Todo lo abrasa. Todo lo intoxica. El aire, el agua, la tierra, el subsuelo. Y las personas somos para él materiales a utilizar, a consumir. Consumir hasta la extenuación. Todo lo que sea aprovechable, inorgánico u orgánico, le vale para sus fines, porque somos sus útiles, sus medios. Somos fungibles para colmar su avaricia, su voracidad de lo ilimitado.
Es el lanzallamas. El lanzallamas es el Capital, que acaba de devorar un doble edificio en Valencia: devoró los hogares, los bienes que contenían, las huellas de más de 400 vivencias. Y devoró a personas (entre ellas: un matrimonio con un niño de 3 años y una recién nacida: una familia reducida a cenizas en minutos).
El Capital untó de material inflamable la fachada. O sea, la roció de gasolina. Vendieron las viviendas pregonando lo avanzado de lo que construían.
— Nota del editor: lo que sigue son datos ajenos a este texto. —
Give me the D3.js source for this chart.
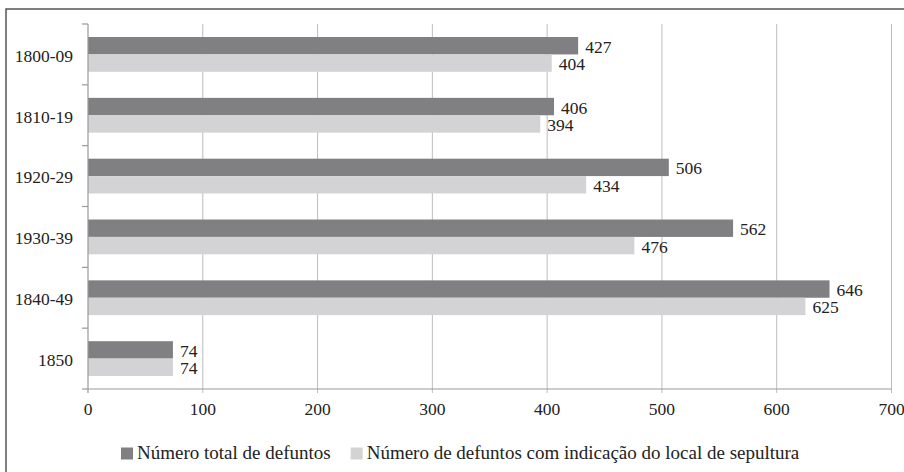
<!DOCTYPE html>
<html><head><meta charset="utf-8">
<script src="https://cdn.jsdelivr.net/npm/d3@7"></script>
</head><body style="margin:0;background:#fff">
<svg id="c" width="904" height="472" style="display:block"></svg>
<script>
const categories = ["1800-09","1810-19","1920-29","1930-39","1840-49","1850"];
const totalDefuntos = [427,406,506,562,646,74];
const comIndicacao = [404,394,434,476,625,74];
const xTicks = [0,100,200,300,400,500,600,700];
const seriesNames = ["Número total de defuntos","Número de defuntos com indicação do local de sepultura"];
const colors = ["#808083","#d3d3d5"];

const FONT = "Liberation Serif";
const svg = d3.select("#c");
const m = {left:88, right:891.5, top:24, bottom:389};
const fs = 17.5;
function txt(sel, size){ return sel.attr("font-family",FONT).style("font-family","'Liberation Serif', 'Times New Roman', serif").attr("font-size",size||fs).attr("fill","#222"); }

svg.append("rect").attr("x",6).attr("y",9).attr("width",910).attr("height",480)
  .attr("fill","none").attr("stroke","#555").attr("stroke-width",1.5);

const x = d3.scaleLinear().domain([0,700]).range([m.left,m.right]);
const y = d3.scaleBand().domain(categories).range([m.top,m.bottom]);
const barH = 17.4;

// gridlines
svg.append("g").selectAll("line").data(xTicks.slice(1)).join("line")
  .attr("x1",d=>x(d)).attr("x2",d=>x(d)).attr("y1",m.top).attr("y2",m.bottom+4)
  .attr("stroke","#bdbdbd").attr("stroke-width",1);

// bars
const data = categories.map((c,i)=>({c, v:[totalDefuntos[i], comIndicacao[i]]}));
data.forEach(d=>{
  const cy = y(d.c)+y.bandwidth()/2;
  d.v.forEach((v,k)=>{
    const top = cy - barH + k*barH;
    svg.append("rect").attr("x",x(0)).attr("y",top).attr("width",x(v)-x(0)).attr("height",barH).attr("fill",colors[k]);
    txt(svg.append("text")).attr("x",x(v)+7).attr("y",top+barH/2+7).text(v);
  });
});

// y axis
svg.append("line").attr("x1",m.left).attr("x2",m.left).attr("y1",m.top).attr("y2",m.bottom+4).attr("stroke","#999").attr("stroke-width",1.2);
const bounds = categories.map(c=>y(c)).concat([m.bottom]);
svg.append("g").selectAll("line").data(bounds).join("line")
  .attr("x1",m.left-6).attr("x2",m.left).attr("y1",d=>d).attr("y2",d=>d).attr("stroke","#999").attr("stroke-width",1.2);
txt(svg.append("g").selectAll("text").data(categories).join("text"))
  .attr("x",73).attr("y",d=>y(d)+y.bandwidth()/2+7.3).attr("text-anchor","end").text(d=>d);

// x axis
svg.append("line").attr("x1",m.left).attr("x2",m.right).attr("y1",m.bottom).attr("y2",m.bottom).attr("stroke","#999").attr("stroke-width",1.2);
txt(svg.append("g").selectAll("text").data(xTicks).join("text"))
  .attr("x",d=>x(d)).attr("y",415).attr("text-anchor","middle").text(d=>d);

// legend
const lg = svg.append("g");
let lx = 121;
seriesNames.forEach((n,k)=>{
  lg.append("rect").attr("x",lx).attr("y",447.5).attr("width",12).attr("height",12).attr("fill",colors[k]);
  const t = txt(lg.append("text"),19).attr("x",lx+16).attr("y",459).text(n);
  lx += 16 + t.node().getComputedTextLength() + 20;
});
</script>
</body></html>
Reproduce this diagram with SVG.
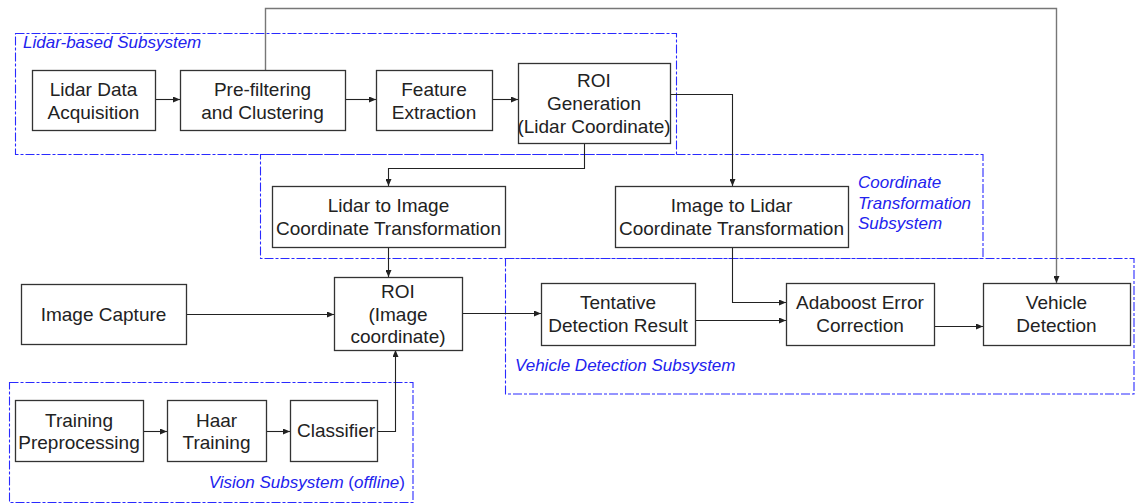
<svg xmlns="http://www.w3.org/2000/svg" width="1135" height="504" viewBox="0 0 1135 504">
  <defs>
    <marker id="arrow" markerUnits="userSpaceOnUse" markerWidth="8" markerHeight="6" refX="7" refY="3" orient="auto">
      <path d="M0,0 L7,3 L0,6 z" fill="#222"/>
    </marker>
    <style>
      .node rect { fill: #fff; stroke: #333; stroke-width: 1.3; }
      .node text { font-family: "Liberation Sans", Arial, sans-serif; font-size: 19px; fill: #222; text-anchor: middle; }
      .group { fill: none; stroke: #2a2aff; stroke-width: 1.1; stroke-dasharray: 9 2 3 2; }
      .label { font-family: "Liberation Sans", Arial, sans-serif; font-size: 17px; font-style: italic; fill: #2222ee; }
      .up { font-style: normal; }
      .conn path { fill: none; stroke: #222; stroke-width: 1.1; }
      .conn path.arrow { marker-end: url(#arrow); }
      .conn path.grey { stroke: #777; stroke-width: 1.4; }
    </style>
  </defs>

  <rect width="1135" height="504" fill="#fff"/>

  <!-- subsystem frames -->
  <g id="subsystems">
    <rect class="group" x="15.5" y="33.5" width="661" height="121"/>
    <text class="label" x="23" y="48">Lidar-based Subsystem</text>

    <rect class="group" x="260.5" y="154.5" width="722.5" height="104"/>
    <text class="label" x="858" y="188">Coordinate</text>
    <text class="label" x="858" y="209">Transformation</text>
    <text class="label" x="858" y="229">Subsystem</text>

    <rect class="group" x="505.5" y="258.5" width="628.5" height="135.5"/>
    <text class="label" x="515" y="371">Vehicle Detection Subsystem</text>

    <rect class="group" x="9.5" y="382.5" width="403.5" height="120"/>
    <text class="label" x="405" y="488" text-anchor="end">Vision Subsystem <tspan class="up">(</tspan>offline<tspan class="up">)</tspan></text>
  </g>

  <!-- connectors -->
  <g id="connectors" class="conn">
    <path class="arrow" d="M155,99.5 H180"/>
    <path class="arrow" d="M345,99.5 H376"/>
    <path class="arrow" d="M492,99.5 H518"/>
    <path class="grey arrow" d="M265.5,70 V8.5 H1056.5 V283"/>
    <path class="arrow" d="M670,94.5 H732.5 V186"/>
    <path class="arrow" d="M584.5,143 V168.5 H388.5 V186"/>
    <path class="arrow" d="M388.5,247 V277"/>
    <path class="arrow" d="M732.5,247 V302.5 H786"/>
    <path class="arrow" d="M186,314.5 H334"/>
    <path class="arrow" d="M377,431.5 H395.5 V350"/>
    <path class="arrow" d="M462,313.5 H541"/>
    <path class="arrow" d="M695,320.5 H786"/>
    <path class="arrow" d="M934,326.5 H983"/>
    <path class="arrow" d="M143,431.5 H167"/>
    <path class="arrow" d="M266,431.5 H290"/>
  </g>

  <!-- processing blocks -->
  <g id="lidar-acquisition" class="node">
    <rect x="32.5" y="70.5" width="123" height="60"/>
    <text x="93.5" y="96">Lidar Data</text>
    <text x="93.5" y="119">Acquisition</text>
  </g>
  <g id="prefiltering" class="node">
    <rect x="180.5" y="70.5" width="165" height="60"/>
    <text x="262.5" y="96">Pre-filtering</text>
    <text x="262.5" y="119">and Clustering</text>
  </g>
  <g id="feature-extraction" class="node">
    <rect x="376.5" y="70.5" width="116" height="60"/>
    <text x="434" y="96">Feature</text>
    <text x="434" y="119">Extraction</text>
  </g>
  <g id="roi-generation" class="node">
    <rect x="518.5" y="63.5" width="152" height="80"/>
    <text x="594" y="87">ROI</text>
    <text x="594" y="110">Generation</text>
    <text x="594" y="133">(Lidar Coordinate)</text>
  </g>
  <g id="lidar-to-image" class="node">
    <rect x="272.5" y="186.5" width="233" height="61"/>
    <text x="388.5" y="212">Lidar to Image</text>
    <text x="388.5" y="235">Coordinate Transformation</text>
  </g>
  <g id="image-to-lidar" class="node">
    <rect x="615.5" y="186.5" width="233" height="61"/>
    <text x="731.5" y="212">Image to Lidar</text>
    <text x="731.5" y="235">Coordinate Transformation</text>
  </g>
  <g id="image-capture" class="node">
    <rect x="21.5" y="284.5" width="165" height="60"/>
    <text x="103.5" y="321">Image Capture</text>
  </g>
  <g id="roi-image" class="node">
    <rect x="334.5" y="277.5" width="128" height="73"/>
    <text x="398" y="298">ROI</text>
    <text x="398" y="321">(Image</text>
    <text x="398" y="343">coordinate)</text>
  </g>
  <g id="training-preprocessing" class="node">
    <rect x="15.5" y="400.5" width="128" height="61"/>
    <text x="79" y="427">Training</text>
    <text x="79" y="449">Preprocessing</text>
  </g>
  <g id="haar-training" class="node">
    <rect x="167.5" y="400.5" width="99" height="61"/>
    <text x="216.5" y="427">Haar</text>
    <text x="216.5" y="449">Training</text>
  </g>
  <g id="classifier" class="node">
    <rect x="290.5" y="400.5" width="87" height="61"/>
    <text x="336" y="437">Classifier</text>
  </g>
  <g id="tentative-detection" class="node">
    <rect x="541.5" y="283.5" width="154" height="62"/>
    <text x="618" y="309">Tentative</text>
    <text x="618" y="332">Detection Result</text>
  </g>
  <g id="adaboost" class="node">
    <rect x="786.5" y="283.5" width="148" height="62"/>
    <text x="860" y="309">Adaboost Error</text>
    <text x="860" y="332">Correction</text>
  </g>
  <g id="vehicle-detection" class="node">
    <rect x="983.5" y="283.5" width="147" height="62"/>
    <text x="1056.5" y="309">Vehicle</text>
    <text x="1056.5" y="332">Detection</text>
  </g>
</svg>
El pregón incrementó el precio y endeudó a decenas de compradores que ahora siguen teniendo deudas, pero no posesión, y una desesperación propia de una tragedia griega, en la que la esperanza queda deshilachada por un destino previo: previsible es el canon del teatro antiguo.
Dos hipótesis: a) el ayuntamiento valenciano permitió el levantamiento del «infierno» porque no se lo impide la normativa municipal, lo que nos retrotrae a los tiempos del Santo Oficio y sus quemas públicas de herejes y brujas; b) la normativa explicita que no se pueden emplear materiales inflamables, pero la oficina que concede las licencias cerró los ojos y firmó la autorización, comportamiento harto habitual en los ayuntamientos de una España vil, corrupta, asquerosa, criminal.
El lanzallamas del Capital alcanza los huecos más diminutos y ocultos, porque de ellos extrae ganancias fecales (el dinero «non olet»): la banca, las eléctricas, las petroleras, los fondos de inversiones, los monopolios generalizados. Y el ladrillo es una de las patologías que más carcome. Precios disparatados, calidades de bazofia, saqueo por medio de los alquileres… Usura. Usura y muerte. Muerte lenta o instantánea.
Y precisamente un escritor valenciano de potente pluma, Rafael Chirbes, escribió una novela antológica titulada, ¡qué coincidencia!, Crematoria, donde aborda el obsceno crecimiento urbanístico de su comunidad, la especulación inmobiliaria, el tráfico de influencias y de capitales, la red mafiosa que se extendió en la última década del pasado siglo y en la primera de este.
La denuncia de Chirbes sigue siendo actual, y lo seguirá siendo por los tiempos de los tiempos. Porque el Capital nunca tiene bastante: si hay que reventar al ajeno, bien psicológica, bien físicamente, se lo revienta; si hay que achicharrarlo, se lo achicharra. Él tiene en exclusiva propiedad el lanzallamas. Él es el lanzallamas mismo.
(¿Sabe usted si su «hogar» está empapado de gasolina, a la espera del chasquido de una cerilla?)